> Charts and diagrams as code
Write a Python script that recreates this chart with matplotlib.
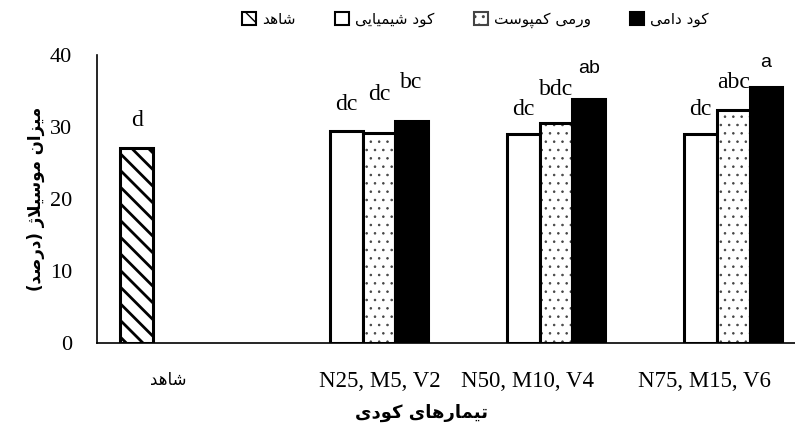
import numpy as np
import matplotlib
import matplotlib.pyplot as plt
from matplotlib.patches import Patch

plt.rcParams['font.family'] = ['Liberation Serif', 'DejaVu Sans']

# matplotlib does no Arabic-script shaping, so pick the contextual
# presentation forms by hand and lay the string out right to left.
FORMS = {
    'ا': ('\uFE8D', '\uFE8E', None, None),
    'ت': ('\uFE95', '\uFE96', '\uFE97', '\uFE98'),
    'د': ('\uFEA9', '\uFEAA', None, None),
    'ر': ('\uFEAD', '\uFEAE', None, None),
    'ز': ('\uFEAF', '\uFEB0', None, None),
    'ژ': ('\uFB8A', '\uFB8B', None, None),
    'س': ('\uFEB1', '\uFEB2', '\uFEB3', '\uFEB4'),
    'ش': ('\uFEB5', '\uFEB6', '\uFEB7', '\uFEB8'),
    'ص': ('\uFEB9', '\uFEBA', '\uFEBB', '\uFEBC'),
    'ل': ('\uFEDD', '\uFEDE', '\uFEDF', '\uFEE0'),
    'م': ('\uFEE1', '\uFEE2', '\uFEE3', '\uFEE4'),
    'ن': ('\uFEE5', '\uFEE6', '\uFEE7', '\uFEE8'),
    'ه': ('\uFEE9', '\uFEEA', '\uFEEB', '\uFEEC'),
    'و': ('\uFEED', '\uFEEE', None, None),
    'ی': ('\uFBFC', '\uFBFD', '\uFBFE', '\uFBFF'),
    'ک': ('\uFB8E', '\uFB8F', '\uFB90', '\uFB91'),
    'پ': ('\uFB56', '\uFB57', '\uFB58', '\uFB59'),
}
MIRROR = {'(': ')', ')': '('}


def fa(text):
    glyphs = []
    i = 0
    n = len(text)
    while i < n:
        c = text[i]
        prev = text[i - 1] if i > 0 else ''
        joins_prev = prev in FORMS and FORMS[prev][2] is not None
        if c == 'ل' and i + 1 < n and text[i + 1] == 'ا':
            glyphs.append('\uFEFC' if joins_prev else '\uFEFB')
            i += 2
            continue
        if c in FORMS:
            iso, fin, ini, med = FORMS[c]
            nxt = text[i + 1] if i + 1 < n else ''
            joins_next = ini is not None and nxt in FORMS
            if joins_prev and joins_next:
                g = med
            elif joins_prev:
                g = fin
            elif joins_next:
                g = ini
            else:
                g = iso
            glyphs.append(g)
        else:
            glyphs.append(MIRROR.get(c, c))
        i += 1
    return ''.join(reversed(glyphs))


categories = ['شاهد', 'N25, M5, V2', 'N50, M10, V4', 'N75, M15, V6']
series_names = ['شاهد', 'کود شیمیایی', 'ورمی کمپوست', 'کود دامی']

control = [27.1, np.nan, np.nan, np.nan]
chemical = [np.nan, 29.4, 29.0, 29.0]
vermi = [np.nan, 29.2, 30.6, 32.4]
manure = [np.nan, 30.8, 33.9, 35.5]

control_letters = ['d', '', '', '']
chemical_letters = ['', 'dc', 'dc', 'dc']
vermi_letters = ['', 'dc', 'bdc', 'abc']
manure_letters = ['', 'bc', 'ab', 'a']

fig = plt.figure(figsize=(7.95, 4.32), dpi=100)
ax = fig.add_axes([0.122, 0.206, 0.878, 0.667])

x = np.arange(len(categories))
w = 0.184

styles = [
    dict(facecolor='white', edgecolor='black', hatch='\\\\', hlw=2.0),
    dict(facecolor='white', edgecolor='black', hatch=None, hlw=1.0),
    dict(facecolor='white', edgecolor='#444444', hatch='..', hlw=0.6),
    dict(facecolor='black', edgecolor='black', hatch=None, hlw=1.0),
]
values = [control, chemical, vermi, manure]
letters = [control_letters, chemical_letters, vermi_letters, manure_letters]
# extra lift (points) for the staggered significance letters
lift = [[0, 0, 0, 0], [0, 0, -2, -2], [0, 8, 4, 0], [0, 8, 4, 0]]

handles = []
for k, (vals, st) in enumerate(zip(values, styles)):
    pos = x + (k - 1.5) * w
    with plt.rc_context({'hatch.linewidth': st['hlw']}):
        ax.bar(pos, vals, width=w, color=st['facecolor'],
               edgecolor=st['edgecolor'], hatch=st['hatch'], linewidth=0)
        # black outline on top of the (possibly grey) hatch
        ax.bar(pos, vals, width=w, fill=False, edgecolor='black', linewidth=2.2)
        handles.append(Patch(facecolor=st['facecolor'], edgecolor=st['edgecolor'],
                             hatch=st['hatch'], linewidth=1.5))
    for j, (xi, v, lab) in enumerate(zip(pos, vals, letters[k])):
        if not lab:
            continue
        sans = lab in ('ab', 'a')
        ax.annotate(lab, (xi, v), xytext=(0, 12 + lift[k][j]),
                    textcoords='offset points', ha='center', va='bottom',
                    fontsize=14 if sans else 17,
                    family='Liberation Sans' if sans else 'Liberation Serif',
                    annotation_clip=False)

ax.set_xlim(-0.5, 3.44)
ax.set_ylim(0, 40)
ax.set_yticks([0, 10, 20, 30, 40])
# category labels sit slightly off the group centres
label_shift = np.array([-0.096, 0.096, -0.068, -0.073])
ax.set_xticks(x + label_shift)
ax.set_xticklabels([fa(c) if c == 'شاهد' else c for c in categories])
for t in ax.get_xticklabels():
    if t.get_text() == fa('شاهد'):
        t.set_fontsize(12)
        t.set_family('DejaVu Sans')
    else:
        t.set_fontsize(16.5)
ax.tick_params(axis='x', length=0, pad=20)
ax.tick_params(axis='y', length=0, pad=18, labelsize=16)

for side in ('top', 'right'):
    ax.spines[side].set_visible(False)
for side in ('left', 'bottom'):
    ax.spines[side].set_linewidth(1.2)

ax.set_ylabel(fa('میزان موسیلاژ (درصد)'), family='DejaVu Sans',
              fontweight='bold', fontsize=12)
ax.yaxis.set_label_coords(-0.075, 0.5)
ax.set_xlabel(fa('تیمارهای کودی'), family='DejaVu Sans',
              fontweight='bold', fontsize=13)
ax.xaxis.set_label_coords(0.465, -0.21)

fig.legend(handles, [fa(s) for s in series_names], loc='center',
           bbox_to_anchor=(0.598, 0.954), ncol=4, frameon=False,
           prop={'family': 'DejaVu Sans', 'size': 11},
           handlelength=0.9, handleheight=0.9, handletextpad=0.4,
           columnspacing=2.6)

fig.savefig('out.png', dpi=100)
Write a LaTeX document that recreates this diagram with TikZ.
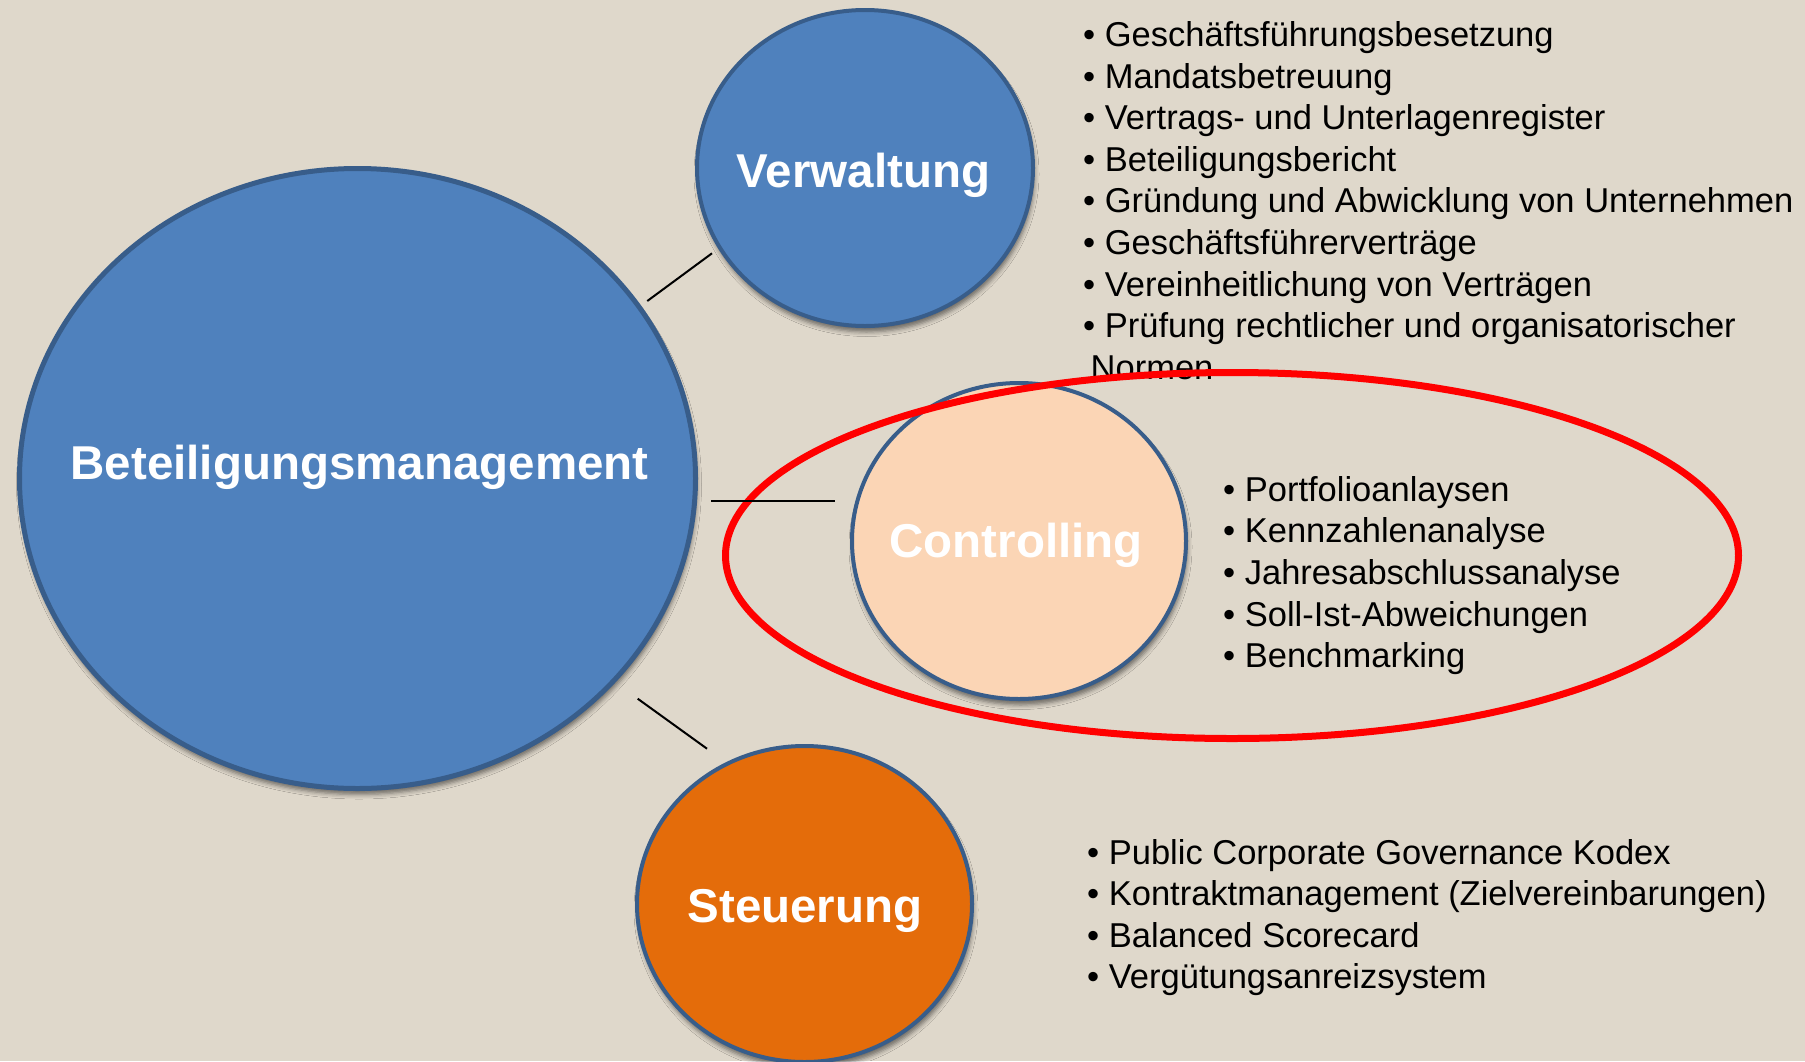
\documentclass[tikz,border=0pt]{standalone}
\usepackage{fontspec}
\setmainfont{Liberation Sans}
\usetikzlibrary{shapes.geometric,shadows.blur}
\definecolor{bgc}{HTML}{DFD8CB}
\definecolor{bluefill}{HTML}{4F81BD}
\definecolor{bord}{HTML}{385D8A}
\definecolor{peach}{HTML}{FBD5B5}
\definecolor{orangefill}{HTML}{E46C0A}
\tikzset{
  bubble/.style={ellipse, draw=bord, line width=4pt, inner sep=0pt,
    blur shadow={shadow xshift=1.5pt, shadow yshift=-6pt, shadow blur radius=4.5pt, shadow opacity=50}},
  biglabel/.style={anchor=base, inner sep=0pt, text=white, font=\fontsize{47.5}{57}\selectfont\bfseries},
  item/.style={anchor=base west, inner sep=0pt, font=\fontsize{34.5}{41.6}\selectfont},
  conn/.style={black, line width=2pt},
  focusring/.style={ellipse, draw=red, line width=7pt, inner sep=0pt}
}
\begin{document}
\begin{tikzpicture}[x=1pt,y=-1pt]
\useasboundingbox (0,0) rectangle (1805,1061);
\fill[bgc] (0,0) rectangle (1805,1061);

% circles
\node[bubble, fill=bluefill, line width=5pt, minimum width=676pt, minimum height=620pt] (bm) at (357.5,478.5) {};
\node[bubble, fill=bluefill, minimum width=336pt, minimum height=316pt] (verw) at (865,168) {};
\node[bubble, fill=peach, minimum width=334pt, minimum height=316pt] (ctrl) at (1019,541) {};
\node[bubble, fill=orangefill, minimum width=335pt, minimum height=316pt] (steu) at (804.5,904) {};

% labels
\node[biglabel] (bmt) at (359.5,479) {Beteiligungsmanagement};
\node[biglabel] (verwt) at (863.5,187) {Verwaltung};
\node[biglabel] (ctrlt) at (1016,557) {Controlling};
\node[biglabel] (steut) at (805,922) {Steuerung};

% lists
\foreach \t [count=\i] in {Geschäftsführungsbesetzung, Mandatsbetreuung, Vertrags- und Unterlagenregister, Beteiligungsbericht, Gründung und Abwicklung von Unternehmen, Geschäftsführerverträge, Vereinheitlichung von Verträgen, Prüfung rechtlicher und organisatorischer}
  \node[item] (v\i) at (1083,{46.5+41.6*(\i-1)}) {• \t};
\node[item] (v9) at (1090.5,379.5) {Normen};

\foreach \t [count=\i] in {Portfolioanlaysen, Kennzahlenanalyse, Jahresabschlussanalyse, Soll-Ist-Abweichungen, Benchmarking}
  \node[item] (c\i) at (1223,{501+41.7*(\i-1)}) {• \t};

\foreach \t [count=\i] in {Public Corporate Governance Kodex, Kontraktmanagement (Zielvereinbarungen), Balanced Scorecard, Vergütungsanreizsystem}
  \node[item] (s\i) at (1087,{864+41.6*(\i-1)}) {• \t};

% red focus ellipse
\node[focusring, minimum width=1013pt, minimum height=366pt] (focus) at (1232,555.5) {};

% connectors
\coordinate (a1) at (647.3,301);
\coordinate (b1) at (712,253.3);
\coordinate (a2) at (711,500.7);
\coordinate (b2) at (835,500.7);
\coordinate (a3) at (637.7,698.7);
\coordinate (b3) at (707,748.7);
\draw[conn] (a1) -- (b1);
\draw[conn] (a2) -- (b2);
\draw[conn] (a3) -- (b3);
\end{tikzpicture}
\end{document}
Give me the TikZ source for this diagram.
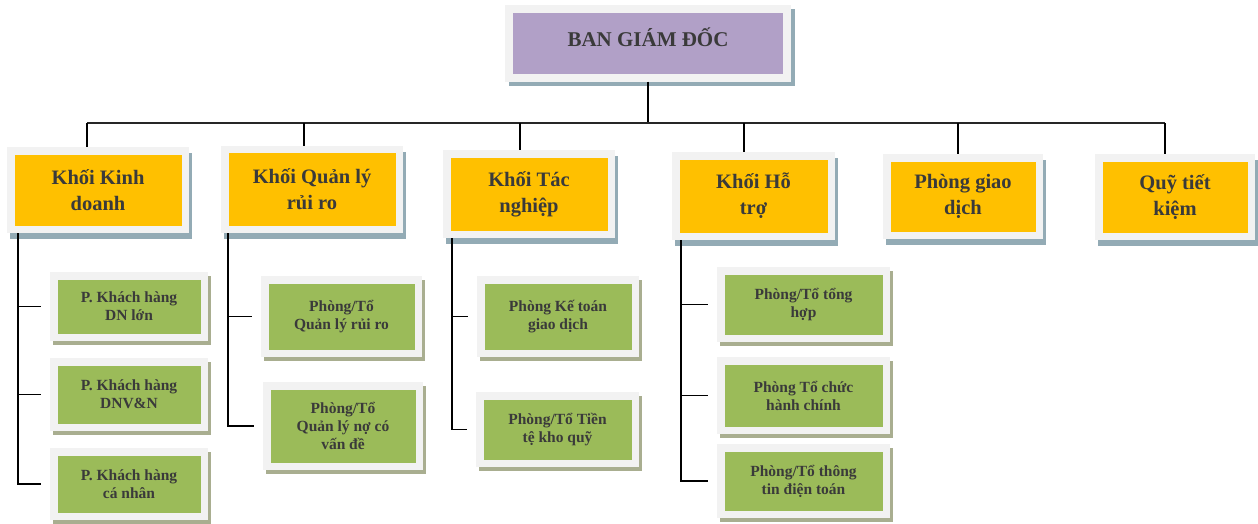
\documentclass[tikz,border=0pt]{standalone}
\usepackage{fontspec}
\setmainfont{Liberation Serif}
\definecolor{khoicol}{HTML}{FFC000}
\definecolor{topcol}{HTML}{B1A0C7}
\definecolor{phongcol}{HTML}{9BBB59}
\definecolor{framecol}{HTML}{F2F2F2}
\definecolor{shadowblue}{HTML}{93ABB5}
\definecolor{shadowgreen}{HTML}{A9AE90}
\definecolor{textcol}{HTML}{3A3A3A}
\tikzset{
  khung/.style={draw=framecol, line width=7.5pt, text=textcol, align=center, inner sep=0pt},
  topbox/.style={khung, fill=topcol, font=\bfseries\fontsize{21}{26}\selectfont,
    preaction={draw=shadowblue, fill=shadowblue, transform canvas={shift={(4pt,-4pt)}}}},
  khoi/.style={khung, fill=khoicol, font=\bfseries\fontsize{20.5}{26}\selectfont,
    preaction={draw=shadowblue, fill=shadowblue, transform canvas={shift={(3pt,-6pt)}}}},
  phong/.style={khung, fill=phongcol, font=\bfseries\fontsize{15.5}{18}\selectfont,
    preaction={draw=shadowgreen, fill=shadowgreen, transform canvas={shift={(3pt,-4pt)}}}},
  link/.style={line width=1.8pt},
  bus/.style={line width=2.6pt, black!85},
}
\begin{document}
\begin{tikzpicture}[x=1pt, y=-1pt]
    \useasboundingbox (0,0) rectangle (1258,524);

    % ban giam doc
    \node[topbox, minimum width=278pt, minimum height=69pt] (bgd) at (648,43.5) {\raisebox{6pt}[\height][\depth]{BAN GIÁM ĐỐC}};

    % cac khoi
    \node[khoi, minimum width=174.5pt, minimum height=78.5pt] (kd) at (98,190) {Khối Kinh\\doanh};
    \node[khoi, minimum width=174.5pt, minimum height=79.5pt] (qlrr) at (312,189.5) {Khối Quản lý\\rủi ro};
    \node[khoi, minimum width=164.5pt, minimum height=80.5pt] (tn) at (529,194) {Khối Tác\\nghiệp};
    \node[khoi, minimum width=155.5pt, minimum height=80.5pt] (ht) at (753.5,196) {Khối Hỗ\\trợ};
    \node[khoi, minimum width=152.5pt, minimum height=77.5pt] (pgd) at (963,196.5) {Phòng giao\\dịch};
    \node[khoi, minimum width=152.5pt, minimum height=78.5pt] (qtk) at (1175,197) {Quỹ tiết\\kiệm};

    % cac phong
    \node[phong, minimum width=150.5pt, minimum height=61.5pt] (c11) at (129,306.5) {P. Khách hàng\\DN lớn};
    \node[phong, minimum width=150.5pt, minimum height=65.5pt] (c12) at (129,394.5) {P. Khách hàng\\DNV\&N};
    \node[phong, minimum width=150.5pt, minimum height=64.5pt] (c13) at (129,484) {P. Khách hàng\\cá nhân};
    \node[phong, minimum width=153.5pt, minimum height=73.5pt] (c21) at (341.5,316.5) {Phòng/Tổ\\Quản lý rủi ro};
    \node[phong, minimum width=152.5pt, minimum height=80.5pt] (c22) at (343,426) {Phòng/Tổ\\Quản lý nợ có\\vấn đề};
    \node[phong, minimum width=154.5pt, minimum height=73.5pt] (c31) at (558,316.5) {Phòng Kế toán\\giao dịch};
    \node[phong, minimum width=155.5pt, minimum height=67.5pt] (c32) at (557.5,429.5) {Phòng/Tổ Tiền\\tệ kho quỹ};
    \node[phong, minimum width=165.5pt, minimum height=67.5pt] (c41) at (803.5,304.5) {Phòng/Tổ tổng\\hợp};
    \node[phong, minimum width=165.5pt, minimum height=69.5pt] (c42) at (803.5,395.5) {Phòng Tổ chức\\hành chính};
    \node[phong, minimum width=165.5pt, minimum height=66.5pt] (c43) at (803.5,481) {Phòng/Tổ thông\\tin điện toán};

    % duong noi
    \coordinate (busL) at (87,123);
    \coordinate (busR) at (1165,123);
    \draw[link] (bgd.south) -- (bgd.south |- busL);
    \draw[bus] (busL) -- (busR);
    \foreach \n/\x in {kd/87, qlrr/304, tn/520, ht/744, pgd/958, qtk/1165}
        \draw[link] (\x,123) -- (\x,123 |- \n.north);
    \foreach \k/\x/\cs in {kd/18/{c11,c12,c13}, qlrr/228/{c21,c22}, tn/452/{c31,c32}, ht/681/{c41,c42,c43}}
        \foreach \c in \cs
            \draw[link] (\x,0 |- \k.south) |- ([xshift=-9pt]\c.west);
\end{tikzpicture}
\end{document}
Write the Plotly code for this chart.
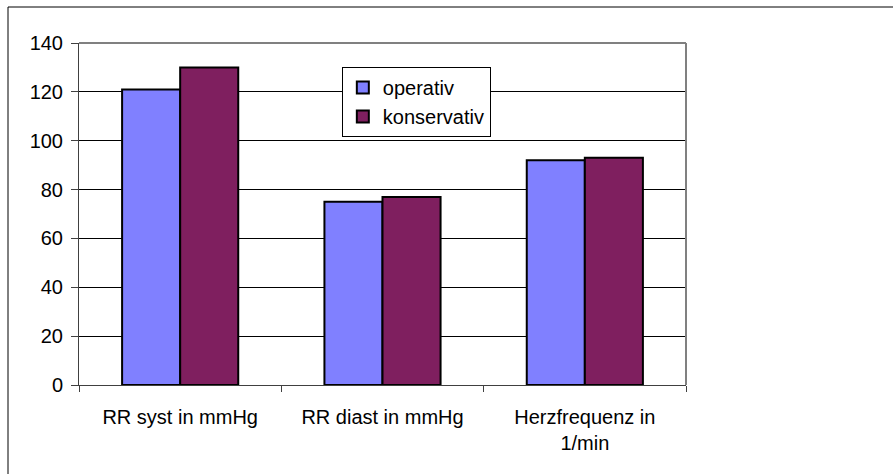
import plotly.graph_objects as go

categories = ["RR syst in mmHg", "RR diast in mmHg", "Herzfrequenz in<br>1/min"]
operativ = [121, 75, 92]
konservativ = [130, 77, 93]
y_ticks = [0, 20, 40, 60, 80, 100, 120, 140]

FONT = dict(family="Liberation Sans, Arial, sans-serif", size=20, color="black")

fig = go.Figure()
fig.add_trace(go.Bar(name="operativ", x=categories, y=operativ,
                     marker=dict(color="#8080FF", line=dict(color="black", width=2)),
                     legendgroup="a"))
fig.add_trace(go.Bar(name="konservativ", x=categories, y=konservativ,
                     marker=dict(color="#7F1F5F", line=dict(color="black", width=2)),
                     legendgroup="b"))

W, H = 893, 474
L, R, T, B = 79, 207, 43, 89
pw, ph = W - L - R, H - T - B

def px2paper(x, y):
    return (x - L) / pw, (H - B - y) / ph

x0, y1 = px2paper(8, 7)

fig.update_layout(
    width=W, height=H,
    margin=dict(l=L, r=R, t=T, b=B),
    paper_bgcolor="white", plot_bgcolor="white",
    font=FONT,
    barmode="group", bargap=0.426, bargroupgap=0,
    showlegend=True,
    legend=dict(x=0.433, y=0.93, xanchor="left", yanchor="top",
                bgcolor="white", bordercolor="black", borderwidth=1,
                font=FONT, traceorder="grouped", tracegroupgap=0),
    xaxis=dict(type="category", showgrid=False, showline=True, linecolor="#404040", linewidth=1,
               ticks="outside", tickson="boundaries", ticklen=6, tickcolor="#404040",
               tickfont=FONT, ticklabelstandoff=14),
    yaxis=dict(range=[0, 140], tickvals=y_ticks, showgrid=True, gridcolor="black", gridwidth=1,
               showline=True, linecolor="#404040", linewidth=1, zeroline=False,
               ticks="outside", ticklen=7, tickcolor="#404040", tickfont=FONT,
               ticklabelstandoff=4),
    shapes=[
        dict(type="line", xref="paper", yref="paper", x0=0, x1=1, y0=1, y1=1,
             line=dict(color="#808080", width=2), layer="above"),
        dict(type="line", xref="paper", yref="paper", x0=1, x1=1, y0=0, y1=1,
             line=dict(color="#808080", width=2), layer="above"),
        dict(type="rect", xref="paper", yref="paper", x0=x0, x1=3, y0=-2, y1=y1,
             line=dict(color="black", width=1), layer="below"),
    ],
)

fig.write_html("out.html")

> TASK
Everything from the first line of the listing above through the line that contains "plt.rcParams['font.family'] = ['Liberation" is to be restated word for word, minus the pictures.

> FINISHED EXERCISE
Write a Python script that recreates this chart with matplotlib.
import numpy as np
import matplotlib
import matplotlib.pyplot as plt
from matplotlib.patches import Patch

plt.rcParams['font.family'] = ['Liberation Serif', 'DejaVu Sans']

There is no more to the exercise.